> **Goal of the exercise**:
Omit all pictures, then retype the data exactly as given.

* begin Information shown *

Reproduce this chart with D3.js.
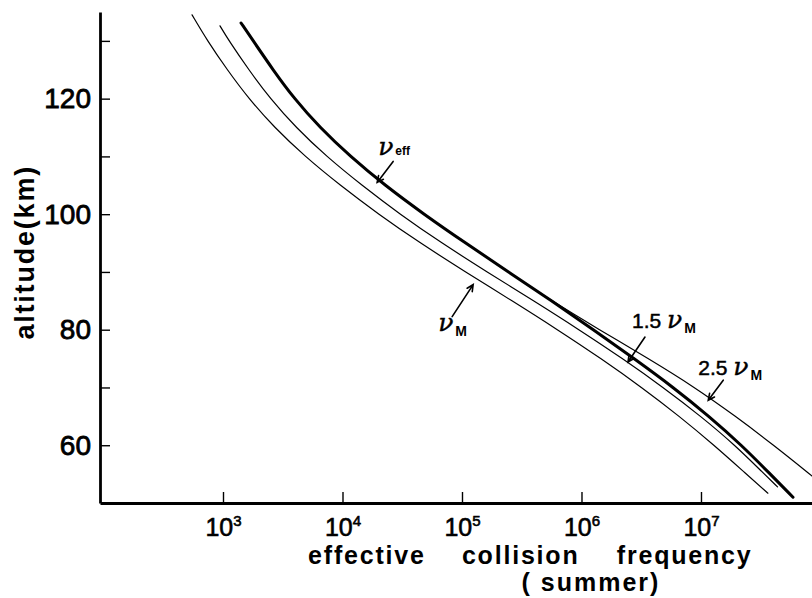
<!DOCTYPE html>
<html><head><meta charset="utf-8">
<script src="https://cdn.jsdelivr.net/npm/d3@7"></script>
<style>body{margin:0;background:#fff;} svg{display:block;background:#fff}</style>
</head><body><svg id="c" width="812" height="598"></svg>
<script>
// ---- data (altitude km, effective collision frequency s^-1) ----
const altitudeM   = [134.5,130,125,120,115,110,105,100,95,90,85,80,75,70,65,60,55,51.7];
const nuM         = [551,741,1084,1641,2692,4842,9550,2.0e4,4.47e4,1.07e5,2.63e5,6.31e5,1.46e6,3.20e6,6.61e6,1.29e7,2.40e7,3.63e7];
const altitude15  = [132.6,130,125,120,115,110,105,100,95,90,85,80,75,70,65,60,55,52.8];
const nu15M       = [944,1122,1641,2483,4074,7328,1.45e4,3.02e4,6.76e4,1.62e5,3.98e5,9.55e5,2.21e6,4.84e6,1.0e7,1.93e7,3.39e7,4.37e7];
const altitude25  = [133.1,130,125,120,115,110,105,100,95,90,85,80,75,70,65,60,55,52];
const nu25M       = [1416,1791,2618,3945,6457,1.16e4,2.26e4,4.79e4,1.07e5,2.45e5,5.62e5,1.41e6,3.63e6,8.91e6,1.95e7,4.07e7,8.13e7,1.23e8];
const altitudeEff = [133.1,130,125,120,115,110,105,100,95,90,85,80,75,70,65,60,55,51.0];
const nuEff       = [1416,1791,2618,3945,6457,1.16e4,2.26e4,4.79e4,1.07e5,2.45e5,5.62e5,1.26e6,2.75e6,5.89e6,1.17e7,2.19e7,3.80e7,5.89e7];

const xTickValues = [1e3,1e4,1e5,1e6,1e7];
const xTickExponents = ["3","4","5","6","7"];
const yTickValues = [60,70,80,90,100,110,120,130];
const yTickLabels = ["60","","80","","100","","120",""];
const xTitleWords = ["effective","collision","frequency"];
const xTitleWordFreq = [1.6e4, 3.1e5, 7.3e6];
const xTitleLine2 = "( summer)";
const xTitleLine2Freq = 1.2e6;
const yTitle = "altitude(km)";
const yTitleAlt = 93.4;

// annotations: prefix, subscript, arrow tip (freq, altitude)
const annoPrefix = ["", "", "1.5 ", "2.5 "];
const annoSub    = ["eff", "M", "M", "M"];
const annoTipF   = [1.95e4, 1.24e5, 2.45e6, 1.15e7];
const annoTipAlt = [105.5, 87.8, 74.4, 67.8];

// ---- layout ----
const svg = d3.select("#c");
const mLeft = 100, mRight = 812, mTop = 12, mBottom = 503;
const x = d3.scaleLog().domain([Math.pow(10,1.9707), Math.pow(10,7.929)]).range([mLeft,mRight]);
const y = d3.scaleLinear().domain([50,135]).range([mBottom,mTop]);
const FONT = "'Liberation Sans', Arial, sans-serif";

// curves
const line = d3.line().x(d=>x(d[1])).y(d=>y(d[0])).curve(d3.curveBasis);
const series = [
  {alt: altitudeM, f: nuM, w: 1.2},
  {alt: altitude15, f: nu15M, w: 1.2},
  {alt: altitude25, f: nu25M, w: 1.2},
  {alt: altitudeEff, f: nuEff, w: 3}
];
svg.append("defs").append("clipPath").attr("id","clip")
  .append("rect").attr("x",mLeft).attr("y",0).attr("width",mRight-mLeft).attr("height",mBottom);
const g = svg.append("g").attr("clip-path","url(#clip)");
series.forEach(s=>{
  g.append("path").datum(d3.zip(s.alt, s.f)).attr("d", line)
   .attr("fill","none").attr("stroke","#000").attr("stroke-width", s.w)
   .attr("stroke-linecap","round");
});

// axes
const yAxis = d3.axisLeft(y).tickValues(yTickValues).tickSizeInner(-10).tickSizeOuter(0)
  .tickPadding(9).tickFormat((d,i)=>yTickLabels[i]);
const ya = svg.append("g").attr("transform",`translate(${mLeft},0)`).call(yAxis);
ya.select(".domain").attr("stroke-width",2.8);
ya.selectAll(".tick line").attr("stroke-width",1.4);
ya.selectAll(".tick text").attr("font-family",FONT).attr("font-size",28).attr("font-weight","normal")
  .attr("fill","#000").style("stroke","#000").style("stroke-width",0.8);

const xAxis = d3.axisBottom(x).tickValues(xTickValues).tickSizeInner(-11).tickSizeOuter(0).tickFormat("");
const xa = svg.append("g").attr("transform",`translate(0,${mBottom})`).call(xAxis);
xa.select(".domain").attr("stroke-width",2.8);
xa.selectAll(".tick line").attr("stroke-width",1.4);
xa.selectAll(".tick").append("text")
  .attr("y",33).attr("text-anchor","middle").attr("fill","#000")
  .attr("font-family",FONT).attr("font-size",25)
  .style("stroke","#000").style("stroke-width",0.6)
  .each(function(d,i){
    const t = d3.select(this);
    t.append("tspan").text("10");
    t.append("tspan").attr("font-size",15).attr("dy",-10).text(xTickExponents[i]);
  });

// axis titles
svg.append("g").selectAll("text").data(xTitleWords).join("text")
  .attr("x",(d,i)=>x(xTitleWordFreq[i])).attr("y",564).attr("text-anchor","middle")
  .attr("font-family",FONT).attr("font-size",25).attr("font-weight","bold")
  .attr("letter-spacing",1.8).text(d=>d);
svg.append("text").attr("x",x(xTitleLine2Freq)).attr("y",591).attr("text-anchor","middle")
  .attr("font-family",FONT).attr("font-size",25).attr("font-weight","bold")
  .attr("letter-spacing",2).attr("xml:space","preserve").text(xTitleLine2);
svg.append("text").attr("transform",`translate(34,${y(yTitleAlt)}) rotate(-90)`)
  .attr("text-anchor","middle").attr("font-family",FONT).attr("font-size",27)
  .attr("font-weight","bold").attr("letter-spacing",1.8).text(yTitle);

// annotations
const tailDX = [16,-21,17,15], tailDY = [-21,32,-25,-20];
const labDX = [1,-35,4,-10], labDY = [-27,46,-34,-25];
annoTipF.forEach((f,i)=>{
  const tx = x(f), ty = y(annoTipAlt[i]);
  const sx = tx + tailDX[i], sy = ty + tailDY[i];
  const ang = Math.atan2(ty-sy, tx-sx);
  const a = 7, spread = 0.45;
  const p1 = [tx - a*Math.cos(ang-spread), ty - a*Math.sin(ang-spread)];
  const p2 = [tx - a*Math.cos(ang+spread), ty - a*Math.sin(ang+spread)];
  svg.append("path").attr("d",`M${sx},${sy}L${tx},${ty}M${p1}L${tx},${ty}L${p2}`)
    .attr("fill","none").attr("stroke","#000").attr("stroke-width",1.6).attr("stroke-linecap","round");
  const t = svg.append("text").attr("x",tx+labDX[i]).attr("y",ty+labDY[i]).attr("fill","#000");
  if (annoPrefix[i]) t.append("tspan").attr("font-family",FONT).attr("font-size",21)
      .attr("xml:space","preserve").style("stroke","#000").style("stroke-width",0.5).text(annoPrefix[i]);
  t.append("tspan").attr("font-family","'DejaVu Serif', serif").attr("font-style","italic")
    .attr("font-size",25).style("stroke","#000").style("stroke-width",0.4).text("ν");
  const isEff = annoSub[i]==="eff";
  t.append("tspan").attr("font-family",FONT).attr("font-weight","bold")
    .attr("font-size", isEff?12:14).attr("dx",2).attr("dy", isEff?0:5).text(annoSub[i]);
});
</script></body></html>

* end Information shown *

> **Response to this exercise**:
Reproduce this chart with D3.js.
<!DOCTYPE html>
<html><head><meta charset="utf-8">
<script src="https://cdn.jsdelivr.net/npm/d3@7"></script>
<style>body{margin:0;background:#fff;} svg{display:block;background:#fff}</style>
</head><body><svg id="c" width="812" height="598"></svg>
<script>
// ---- data (altitude km, effective collision frequency s^-1) ----
const altitudeM   = [134.5,130,125,120,115,110,105,100,95,90,85,80,75,70,65,60,55,51.7];
const nuM         = [551,741,1084,1641,2692,4842,9550,2.0e4,4.47e4,1.07e5,2.63e5,6.31e5,1.46e6,3.20e6,6.61e6,1.29e7,2.40e7,3.63e7];
const altitude15  = [132.6,130,125,120,115,110,105,100,95,90,85,80,75,70,65,60,55,52.8];
const nu15M       = [944,1122,1641,2483,4074,7328,1.45e4,3.02e4,6.76e4,1.62e5,3.98e5,9.55e5,2.21e6,4.84e6,1.0e7,1.93e7,3.39e7,4.37e7];
const altitude25  = [133.1,130,125,120,115,110,105,100,95,90,85,80,75,70,65,60,55,52];
const nu25M       = [1416,1791,2618,3945,6457,1.16e4,2.26e4,4.79e4,1.07e5,2.45e5,5.62e5,1.41e6,3.63e6,8.91e6,1.95e7,4.07e7,8.13e7,1.23e8];
const altitudeEff = [133.1,130,125,120,115,110,105,100,95,90,85,80,75,70,65,60,55,51.0];
const nuEff       = [1416,1791,2618,3945,6457,1.16e4,2.26e4,4.79e4,1.07e5,2.45e5,5.62e5,1.26e6,2.75e6,5.89e6,1.17e7,2.19e7,3.80e7,5.89e7];

const xTickValues = [1e3,1e4,1e5,1e6,1e7];
const xTickExponents = ["3","4","5","6","7"];
const yTickValues = [60,70,80,90,100,110,120,130];
const yTickLabels = ["60","","80","","100","","120",""];
const xTitleWords = ["effective","collision","frequency"];
const xTitleWordFreq = [1.6e4, 3.1e5, 7.3e6];
const xTitleLine2 = "( summer)";
const xTitleLine2Freq = 1.2e6;
const yTitle = "altitude(km)";
const yTitleAlt = 93.4;

// annotations: prefix, subscript, arrow tip (freq, altitude)
const annoPrefix = ["", "", "1.5 ", "2.5 "];
const annoSub    = ["eff", "M", "M", "M"];
const annoTipF   = [1.95e4, 1.24e5, 2.45e6, 1.15e7];
const annoTipAlt = [105.5, 87.8, 74.4, 67.8];

// ---- layout ----
const svg = d3.select("#c");
const mLeft = 100, mRight = 812, mTop = 12, mBottom = 503;
const x = d3.scaleLog().domain([Math.pow(10,1.9707), Math.pow(10,7.929)]).range([mLeft,mRight]);
const y = d3.scaleLinear().domain([50,135]).range([mBottom,mTop]);
const FONT = "'Liberation Sans', Arial, sans-serif";

// curves
const line = d3.line().x(d=>x(d[1])).y(d=>y(d[0])).curve(d3.curveBasis);
const series = [
  {alt: altitudeM, f: nuM, w: 1.2},
  {alt: altitude15, f: nu15M, w: 1.2},
  {alt: altitude25, f: nu25M, w: 1.2},
  {alt: altitudeEff, f: nuEff, w: 3}
];
svg.append("defs").append("clipPath").attr("id","clip")
  .append("rect").attr("x",mLeft).attr("y",0).attr("width",mRight-mLeft).attr("height",mBottom);
const g = svg.append("g").attr("clip-path","url(#clip)");
series.forEach(s=>{
  g.append("path").datum(d3.zip(s.alt, s.f)).attr("d", line)
   .attr("fill","none").attr("stroke","#000").attr("stroke-width", s.w)
   .attr("stroke-linecap","round");
});

// axes
const yAxis = d3.axisLeft(y).tickValues(yTickValues).tickSizeInner(-10).tickSizeOuter(0)
  .tickPadding(9).tickFormat((d,i)=>yTickLabels[i]);
const ya = svg.append("g").attr("transform",`translate(${mLeft},0)`).call(yAxis);
ya.select(".domain").attr("stroke-width",2.8);
ya.selectAll(".tick line").attr("stroke-width",1.4);
ya.selectAll(".tick text").attr("font-family",FONT).attr("font-size",28).attr("font-weight","normal")
  .attr("fill","#000").style("stroke","#000").style("stroke-width",0.8);

const xAxis = d3.axisBottom(x).tickValues(xTickValues).tickSizeInner(-11).tickSizeOuter(0).tickFormat("");
const xa = svg.append("g").attr("transform",`translate(0,${mBottom})`).call(xAxis);
xa.select(".domain").attr("stroke-width",2.8);
xa.selectAll(".tick line").attr("stroke-width",1.4);
xa.selectAll(".tick").append("text")
  .attr("y",33).attr("text-anchor","middle").attr("fill","#000")
  .attr("font-family",FONT).attr("font-size",25)
  .style("stroke","#000").style("stroke-width",0.6)
  .each(function(d,i){
    const t = d3.select(this);
    t.append("tspan").text("10");
    t.append("tspan").attr("font-size",15).attr("dy",-10).text(xTickExponents[i]);
  });

// axis titles
svg.append("g").selectAll("text").data(xTitleWords).join("text")
  .attr("x",(d,i)=>x(xTitleWordFreq[i])).attr("y",564).attr("text-anchor","middle")
  .attr("font-family",FONT).attr("font-size",25).attr("font-weight","bold")
  .attr("letter-spacing",1.8).text(d=>d);
svg.append("text").attr("x",x(xTitleLine2Freq)).attr("y",591).attr("text-anchor","middle")
  .attr("font-family",FONT).attr("font-size",25).attr("font-weight","bold")
  .attr("letter-spacing",2).attr("xml:space","preserve").text(xTitleLine2);
svg.append("text").attr("transform",`translate(34,${y(yTitleAlt)}) rotate(-90)`)
  .attr("text-anchor","middle").attr("font-family",FONT).attr("font-size",27)
  .attr("font-weight","bold").attr("letter-spacing",1.8).text(yTitle);

// annotations
const tailDX = [16,-21,17,15], tailDY = [-21,32,-25,-20];
const labDX = [1,-35,4,-10], labDY = [-27,46,-34,-25];
annoTipF.forEach((f,i)=>{
  const tx = x(f), ty = y(annoTipAlt[i]);
  const sx = tx + tailDX[i], sy = ty + tailDY[i];
  const ang = Math.atan2(ty-sy, tx-sx);
  const a = 7, spread = 0.45;
  const p1 = [tx - a*Math.cos(ang-spread), ty - a*Math.sin(ang-spread)];
  const p2 = [tx - a*Math.cos(ang+spread), ty - a*Math.sin(ang+spread)];
  svg.append("path").attr("d",`M${sx},${sy}L${tx},${ty}M${p1}L${tx},${ty}L${p2}`)
    .attr("fill","none").attr("stroke","#000").attr("stroke-width",1.6).attr("stroke-linecap","round");
  const t = svg.append("text").attr("x",tx+labDX[i]).attr("y",ty+labDY[i]).attr("fill","#000");
  if (annoPrefix[i]) t.append("tspan").attr("font-family",FONT).attr("font-size",21)
      .attr("xml:space","preserve").style("stroke","#000").style("stroke-width",0.5).text(annoPrefix[i]);
  t.append("tspan").attr("font-family","'DejaVu Serif', serif").attr("font-style","italic")
    .attr("font-size",25).style("stroke","#000").style("stroke-width",0.4).text("ν");
  const isEff = annoSub[i]==="eff";
  t.append("tspan").attr("font-family",FONT).attr("font-weight","bold")
    .attr("font-size", isEff?12:14).attr("dx",2).attr("dy", isEff?0:5).text(annoSub[i]);
});
</script></body></html>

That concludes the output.